If any one of the people who are in Pre-trial hearings right now are freed the people helping do it are not doing so because of an interest in "civil rights," all of which were denied to Eric and the others when they were burned out of existence on September 11, 2001. I don't know what the attorneys defending the accused are interested in doing but civil rights has nothing to do with it.
Maybe people here want to pretend there's no current fallout from September 11, but that's your problem. We live with the continued silence and empty spot at the table every day and will do so until we're called home. The people who actually brought the nightmare into our life, people like Khalid Sheik Mohammed, Qahtani and Mohammedou Slahi, don't deserve to see the outside of a prison. I don't care that one was freed on a technicality. As far as I'm concerned he still belongs in prison. If I hit someone in the head with a baseball bat, not knowing I did it, the person would still receive injuries. I would owe the person affected at least a token acknowledgement that I know I did it and that it was dumb to do.
That's my opinion and just like everyone else, I feel no need to apologize for it, especially when we've never received anything that even resembles regret from the people who did it to us.

Vicki Bee

I don't agree with getting rid of people who are harmless.
But I don't know how you're supposed to know which ones are dangerous and which ones are okay.
All 19 terrorists were in this country legally for 7 months before doing what they did on September 11. They spent the entire time they were here plotting the deaths of 2,989 people.
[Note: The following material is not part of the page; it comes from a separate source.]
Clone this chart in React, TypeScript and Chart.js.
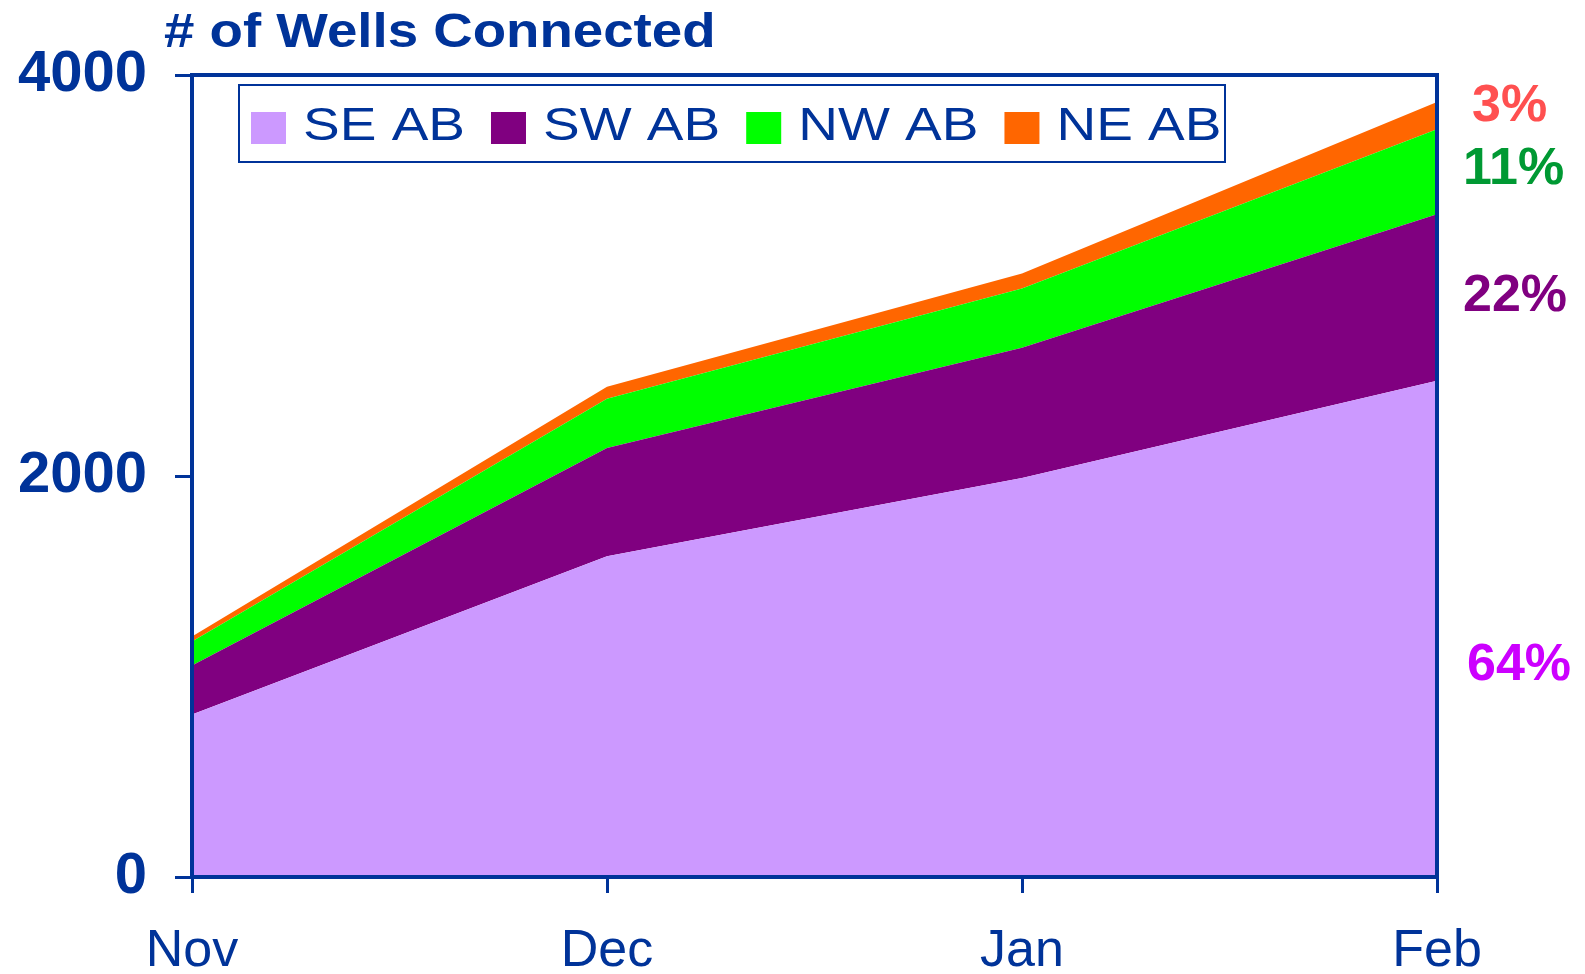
import React, { useEffect, useRef } from "react";
import { Chart, registerables } from "chart.js";
Chart.register(...registerables);

const months = ["Nov", "Dec", "Jan", "Feb"];
const seAB = [810, 1600, 1990, 2475];
const swAB = [245, 540, 650, 830];
const nwAB = [120, 245, 295, 425];
const neAB = [25, 60, 75, 135];
const seriesNames = ["SE AB", "SW AB", "NW AB", "NE AB"];
const shareLabels = ["64%", "22%", "11%", "3%"];
const yMax = 4000;
const yStep = 2000;
const chartTitle = "# of Wells Connected";

const FONT = '"Liberation Sans", Arial, Helvetica, sans-serif';
const BLUE = "#003399";
const fillColors = ["#CC99FF", "#800080", "#00FF00", "#FF6600"];
const shareColors = ["#CC00FF", "#800080", "#009933", "#FF5050"];

const decor = {
  id: "decor",
  afterDatasetsDraw(chart: any) {
    const { ctx, chartArea: a, scales } = chart;
    ctx.save();
    // plot frame
    ctx.strokeStyle = BLUE;
    ctx.lineWidth = 4;
    ctx.strokeRect(a.left, a.top, a.right - a.left, a.bottom - a.top);

    // title
    ctx.fillStyle = BLUE;
    ctx.font = `bold 49px ${FONT}`;
    ctx.textAlign = "left";
    ctx.textBaseline = "alphabetic";
    ctx.save();
    ctx.translate(a.left - 28, 47);
    ctx.scale(1.115, 1);
    ctx.fillText(chartTitle, 0, 0);
    ctx.restore();

    // legend
    const bx = 239, by = 85, bw = 986, bh = 77;
    ctx.lineWidth = 2;
    ctx.strokeStyle = BLUE;
    ctx.strokeRect(bx, by, bw, bh);
    ctx.font = `47px ${FONT}`;
    ctx.textBaseline = "middle";
    let x = 251;
    const cy = 127;
    seriesNames.forEach((name, i) => {
      ctx.fillStyle = fillColors[i];
      ctx.fillRect(x, 112, 35, 32);
      x += 35 + 17;
      ctx.fillStyle = BLUE;
      ctx.save();
      ctx.translate(x, cy);
      ctx.scale(1.17, 1);
      ctx.fillText(name, 0, 0);
      ctx.restore();
      x += ctx.measureText(name).width * 1.17 + 26;
    });

    // share labels at Feb
    const y = scales.y;
    const last = months.length - 1;
    const series = [seAB, swAB, nwAB, neAB];
    let base = 0;
    const xOff = [30, 26, 26, 35];
    const yOff = [37, -1, -2, -9];
    ctx.font = `bold 52px ${FONT}`;
    ctx.textBaseline = "middle";
    ctx.textAlign = "left";
    series.forEach((s, i) => {
      const top = base + s[last];
      const mid = (y.getPixelForValue(base) + y.getPixelForValue(top)) / 2;
      ctx.fillStyle = shareColors[i];
      ctx.fillText(shareLabels[i], a.right + xOff[i], mid + yOff[i]);
      base = top;
    });
    ctx.restore();
  },
};

export default function App() {
  const ref = useRef<HTMLCanvasElement>(null);
  useEffect(() => {
    if (!ref.current) return;
    const series = [seAB, swAB, nwAB, neAB];
    const chart = new Chart(ref.current, {
      type: "line",
      data: {
        labels: months,
        datasets: series.map((d, i) => ({
          label: seriesNames[i],
          data: d,
          backgroundColor: fillColors[i],
          borderColor: fillColors[i],
          borderWidth: 0,
          pointRadius: 0,
          tension: 0,
          fill: i === 0 ? "origin" : "-1",
        })),
      },
      options: {
        responsive: false,
        animation: false,
        layout: { padding: { top: 75, right: 148, left: 0, bottom: 0 } },
        plugins: {
          legend: { display: false },
          title: { display: false },
          tooltip: { enabled: false },
        },
        scales: {
          x: {
            offset: false,
            grid: {
              drawOnChartArea: false,
              drawTicks: true,
              tickLength: 16,
              tickWidth: 3,
              tickColor: BLUE,
              color: BLUE,
            },
            border: { display: true, color: BLUE, width: 4 },
            ticks: {
              color: BLUE,
              font: { family: FONT, size: 52 },
              padding: 27,
              maxRotation: 0,
              autoSkip: false,
            },
            afterFit: (s: any) => {
              s.height = 97;
            },
          },
          y: {
            stacked: true,
            min: 0,
            max: yMax,
            grid: {
              drawOnChartArea: false,
              drawTicks: true,
              tickLength: 17,
              tickWidth: 3,
              tickColor: BLUE,
              color: BLUE,
            },
            border: { display: true, color: BLUE, width: 4 },
            ticks: {
              stepSize: yStep,
              color: BLUE,
              font: { family: FONT, size: 58, weight: "bold" },
              padding: 28,
              callback: (v: any) => String(v),
            },
            afterFit: (s: any) => {
              s.width = 192;
            },
          },
        },
      },
      plugins: [decor],
    });
    return () => chart.destroy();
  }, []);
  return (
    <div style={{ position: "fixed", left: 0, top: 0, width: 1585, height: 974, background: "#fff" }}>
      <canvas ref={ref} width={1585} height={974} style={{ width: 1585, height: 974, display: "block" }} />
    </div>
  );
}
But they were here legally and you probably couldn't have thrown them out just because you suspected they were up to no good. Besides that, nobody REALLY suspected it, or I don't think they would have let them continue their plans with blithe nonchalance.
They picked up someone in Canada who was trying to cross the border into the United States when they thought he was involved in one of the plots (there were 2 if you include the plan to do something in 2000, which failed to take place.) He made himself look totally ridiculous when he blamed us for his behavior and they kept him in custody, but not all terrorists are as stupid as he was. Mohammed Atta, the one responsible for killing our loved one, flew under the radar the entire time he was here and nobody, not even people who interacted with him directly, suspected him of anything other than being a "nice, respectable person." People have even told us they "met him four days before he did that and he was a nice guy."
I wouldn't wish on ANYone what happened to us, but I don't know how you're supposed to know who has those intentions toward us. Timothy McVeigh proved that even some white Christians are terrorists.
I suppose it would probably be unConstitutional to ask what they think of terrorist actions before admitting them to the country, and someone who agreed with terrorism would lie anyway.

Mad

I have decided that the ACLU is the best place to put my voice, because it is not limited to women's issues, race issues, LGBTQ issues, or any other SPECIFIC issues of our rights, but to ALL of these rights and more.... So I put some money where my mouth is.

Anonymous

That was a bandaid. where is the lawsuit for the illegality and unconstitutionality of the ban as a whole as a freedom as religious discrimination? Even the AG is saying it's illegal!! Get it the SCOTUS before trumps appointment!

Joe

Trump didn't go far enough. Ban should have been for ALL muslim countries. Keep thrm out!!!

Kristin

Agreed. Because that would be illegal and then we could get Trump pushed out of office. I hope he listens to your brilliant and thought out ideas.